Turned away

Published October 9, 2023

ON Saturday, as UN agencies pressed Islamabad to consider the risks of forcefully repatriating Afghan refugees, a major earthquake in western Afghanistan resulted in over 2,000 deaths, according to the Taliban government, with thousands left injured and homeless.

Reports of the devastation caused by the disaster served as a grim backdrop to the concerns raised by humanitarian agencies about the difficulties Pakistani authorities may condemn hundreds of thousands of Afghans to as they go ahead with a controversial plan to evict all ‘illegal aliens’ by the end of this month.

The drive, which has been criticised for seeking to forcibly push those who had fled violence, persecution and impoverishment in Afghanistan back into that troubled country, has been pursued with unseemly eagerness by the caretaker government, with one ministry even running a countdown on X (formerly Twitter) to remind undocumented migrants about the number of days they have remaining in this country.

Meanwhile, reports abound of refugee settlements being shuttered, landlords being told to evict Afghan tenants, and Afghans — both documented and undocumented, men, women and children — being rounded up by police across the country.

The reaction from rights organisations and more hospitable Pakistanis to Islamabad suddenly turning its back on Afghan refugees has, understandably, been one of dismay and concern.

While the Pakistani authorities are well within their rights to demand that migrants and refugee seekers, especially those who are undocumented, return, is this really the right way to go about doing so?

Uprooting hundreds of thousands of human beings who have scraped together a life in Pakistan and sending them back to an uncertain future defined by terror and turmoil seems unnecessarily cold, made all the more so by the short deadline given to them to pack up and leave.

The UNHCR and the International Organisation for Migration have both come forward to advocate for the rights of Afghan refugees; they must work proactively with the Pakistani government to find a quick solution to this issue.
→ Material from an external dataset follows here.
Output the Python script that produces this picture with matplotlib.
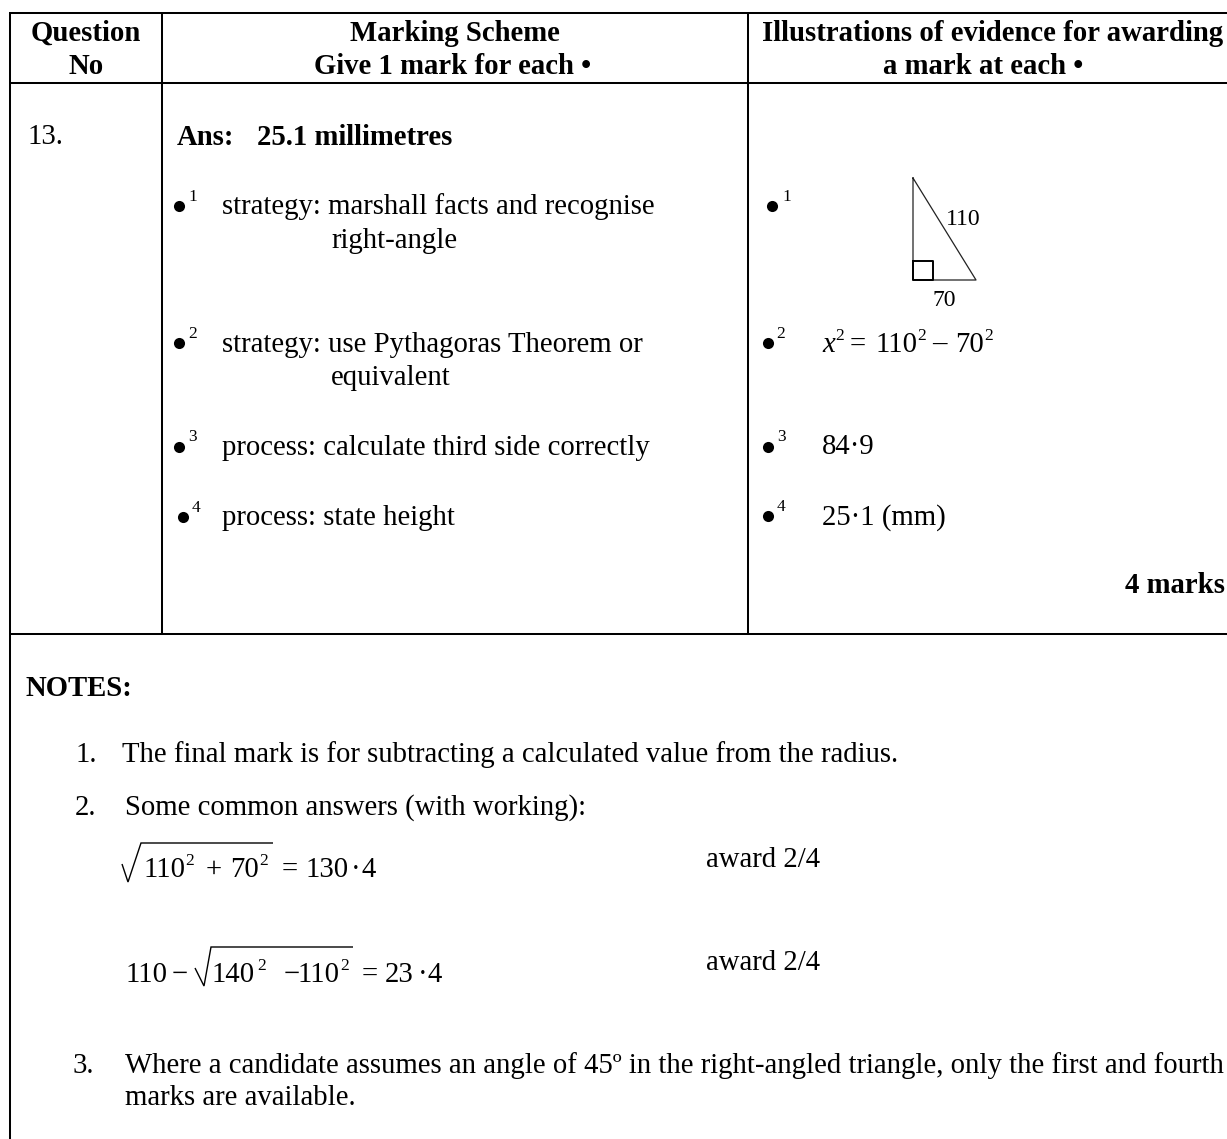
import matplotlib
matplotlib.use("Agg")
import matplotlib.pyplot as plt

W, H = 1227, 1139
FS = 20.7
SUP = 12.5

plt.rcParams["font.family"] = ["Liberation Serif", "DejaVu Serif"]

headers = [("Question", "No"),
           ("Marking Scheme", "Give 1 mark for each \u2022"),
           ("Illustrations of evidence for awarding", "a mark at each \u2022")]
scheme = ["strategy: marshall facts and recognise", "right-angle",
          "strategy: use Pythagoras Theorem or", "equivalent",
          "process: calculate third side correctly", "process: state height"]
evidence = ["84\u00b79", "25\u00b71 (mm)"]
triangle_labels = ["110", "70"]
notes = ["The final mark is for subtracting a calculated value from the radius.",
         "Some common answers (with working):",
         "Where a candidate assumes an angle of 45\u00ba in the right-angled triangle, only the first and fourth",
         "marks are available."]
award = "award 2/4"

fig = plt.figure(figsize=(W / 100, H / 100), dpi=100)
ax = fig.add_axes([0, 0, 1, 1])
ax.set_xlim(0, W)
ax.set_ylim(H, 0)
ax.axis("off")


def txt(x, y, s, ha="left", bold=False, size=FS, style="normal"):
    ax.text(x, y, s, ha=ha, va="baseline", fontsize=size, color="black",
            fontweight="bold" if bold else "normal", fontstyle=style)


def bullet(x, y, n, dx=9, dy=5):
    ax.plot([x], [y], "o", color="black", ms=8, mew=0)
    txt(x + dx, y - dy, n, size=SUP)


def rule(xs, ys, lw=1.45):
    ax.plot(xs, ys, color="black", lw=lw, solid_capstyle="butt", solid_joinstyle="miter")


def pieces(y, items):
    # items: (x, text) on the baseline; "^" prefix = superscript
    for x, s in items:
        if s.startswith("^"):
            txt(x, y - 12, s[1:], size=SUP)
        else:
            txt(x, y, s)


# table rules
rule([9, W], [13, 13])
rule([9, W], [83, 83])
rule([9, W], [634, 634])
rule([10, 10], [13, H])
rule([162, 162], [13, 634])
rule([748, 748], [13, 634])

# header
for (cx1, cx2), (a, b) in zip([(86, 86), (455, 453), (993, 983)], headers):
    txt(cx1, 41, a, ha="center", bold=True)
    txt(cx2, 74, b, ha="center", bold=True)

# question row
txt(27, 144, "13.")
txt(177, 145, "Ans:", bold=True)
txt(257, 145, "25.1 millimetres", bold=True)

bullet(179, 206, "1")
txt(222, 214, scheme[0])
txt(331, 248, scheme[1])
bullet(179, 343, "2")
txt(222, 352, scheme[2])
txt(331, 385, scheme[3])
bullet(179, 447, "3", dy=6)
txt(222, 455, scheme[4])
bullet(183, 517, "4")
txt(222, 525, scheme[5])

# evidence column
bullet(772, 206, "1", dx=10)
ax.plot([913, 913, 976, 913], [178, 280, 280, 178], color="#222222", lw=0.9)
ax.plot([913, 933, 933, 913, 913], [261, 261, 280, 280, 261], color="black", lw=1.4)
txt(946, 225, triangle_labels[0], size=17)
txt(932, 306, triangle_labels[1], size=17)
bullet(768, 343, "2", dx=8)
txt(822, 352, "x", style="italic")
pieces(352, [(835, "^2"), (850, "="), (875, "110"), (917, "^2"), (932, "\u2013"),
             (955, "70"), (984, "^2")])
bullet(768, 447, "3", dx=9, dy=6)
txt(822, 454, evidence[0])
bullet(768, 516, "4", dx=9)
txt(822, 525, evidence[1])
txt(1225, 593, "4 marks", ha="right", bold=True)

# notes
txt(25, 696, "NOTES:", bold=True)
txt(75, 762, "1.")
txt(122, 762, notes[0])
txt(75, 815, "2.")
txt(125, 815, notes[1])

rule([122, 128, 141, 273], [864, 882, 843, 843], lw=1.0)
pieces(877, [(143, "110"), (185, "^2"), (206, "+"), (230, "70"), (259, "^2"),
             (282, "="), (305, "130"), (351, "\u00b7"), (362, "4")])
txt(706, 867, award)

rule([195, 204, 211, 353], [968, 986, 947, 947], lw=1.0)
pieces(982, [(125, "110"), (172, "\u2212"), (212, "140"), (257, "^2"), (284, "\u2212"),
             (298, "110"), (340, "^2"), (362, "="), (385, "23"), (418, "\u00b7"), (428, "4")])
txt(706, 970, award)

txt(73, 1073, "3.")
txt(125, 1073, notes[2])
txt(125, 1105, notes[3])

fig.savefig("out.png", dpi=100)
It appears from reports that the authorities here are unprepared for the task they have taken on.

At the bare minimum, the ongoing effort to deport all foreigners not holding a valid visa and passport requires international oversight to ensure that those being returned are not deprived of what little they possess in the process.

There have been complaints of unscrupulous individuals exploiting vulnerable Afghans by demanding bribes to ensure their safety; the Pakistani authorities have a responsibility to put an immediate end to such reprehensible practices.

Ideally, the entire exercise needs to be reconsidered, but even if the decision is non-negotiable, the returning Afghans need to be treated with compassion. They are owed that.